Answer to Hint 3: If $d < L$, the answer is $0$. Otherwise you need the number of ways to choose $t = d - L$ vertices off the path while staying connected (equivalently: each used side branch contributes a connected block containing its attachment point).

For a side branch rooted at $x$, define a polynomial $F_x(z) = \sum_{s \ge 1} \mathrm{ways}_s(x)\, z^s$, where $\mathrm{ways}_s(x)$ counts connected subsets of $x$’s subtree that contain $x$ and have exactly $s$ vertices. What is $F_x(z)$ for a leaf $x$?

Answer to Hint 5: $F_x(z)=z$ (only subset $\{x\}$, size $1$). For an internal side node, each side child $y$ is either skipped ($1$) or contributes $F_y(z)$, so

$$F_x(z)=z\cdot\prod_{y}\bigl(1+F_y(z)\bigr).$$

(The leading $z$ is “include $x$”.)

At a path vertex $v$, side branches are independent. If branches $x_1,\ldots,x_m$ hang off $v$, how do you encode “pick $0$ or more vertices from these branches, staying connected through $v$” as a polynomial in $z$?
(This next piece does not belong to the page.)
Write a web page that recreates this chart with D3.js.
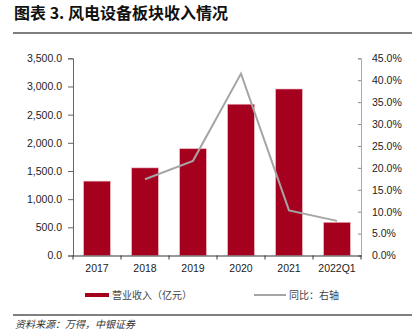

Answer to Hint 7: Each branch contributes factor $(1+F_{x_i}(z))$ — the $1$ is “use nothing from this branch”. Multiply:

$$G_v(z)=\prod_{x \text{ side of } v}\bigl(1+F_x(z)\bigr).$$

Coefficient $[z^t]G_v(z)$ counts ways to add exactly $t$ vertices at $v$.

Path vertices $v_0,\ldots,v_{L-1}$ have disjoint side regions. How do you combine $G_{v_0},\ldots,G_{v_{L-1}}$ to count total extras $t$ off the whole path?

Answer to Hint 9: Multiply the polynomials:

$$G(z)=\prod_{i=0}^{L-1} G_{v_i}(z).$$

The answer is $[z^{d-L}]\,G(z)$ (or $0$ if $d-L<0$). Each convolution is over sizes, so complexity is $O(n d^2)$ per test case with $\sum n \le 2000$.

Bridge to E2. E2 asks for pairs $(a,b)$ whose minimal connected subgraph has size $d$ (Fedya’s rule in the original E, but with two vertices). That minimal subgraph is just $P(a,b)$, so $|P(a,b)|=d$. You could run this E1 DP for every pair — what is the slower bound, and what is the direct graph formula?

Answer to Hint 11: Brute force: $O(n^2)$ pairs times $O(n d^2)$ per E1 $\Rightarrow O(n^3 d^2)$. Directly: count unordered pairs with graph distance $d-1$, in $O(n^2)$ BFS or faster with one DFS from each node. No side-branch DP is needed for E2 — but the size-tracking DP here is what generalizes to three vertices in E.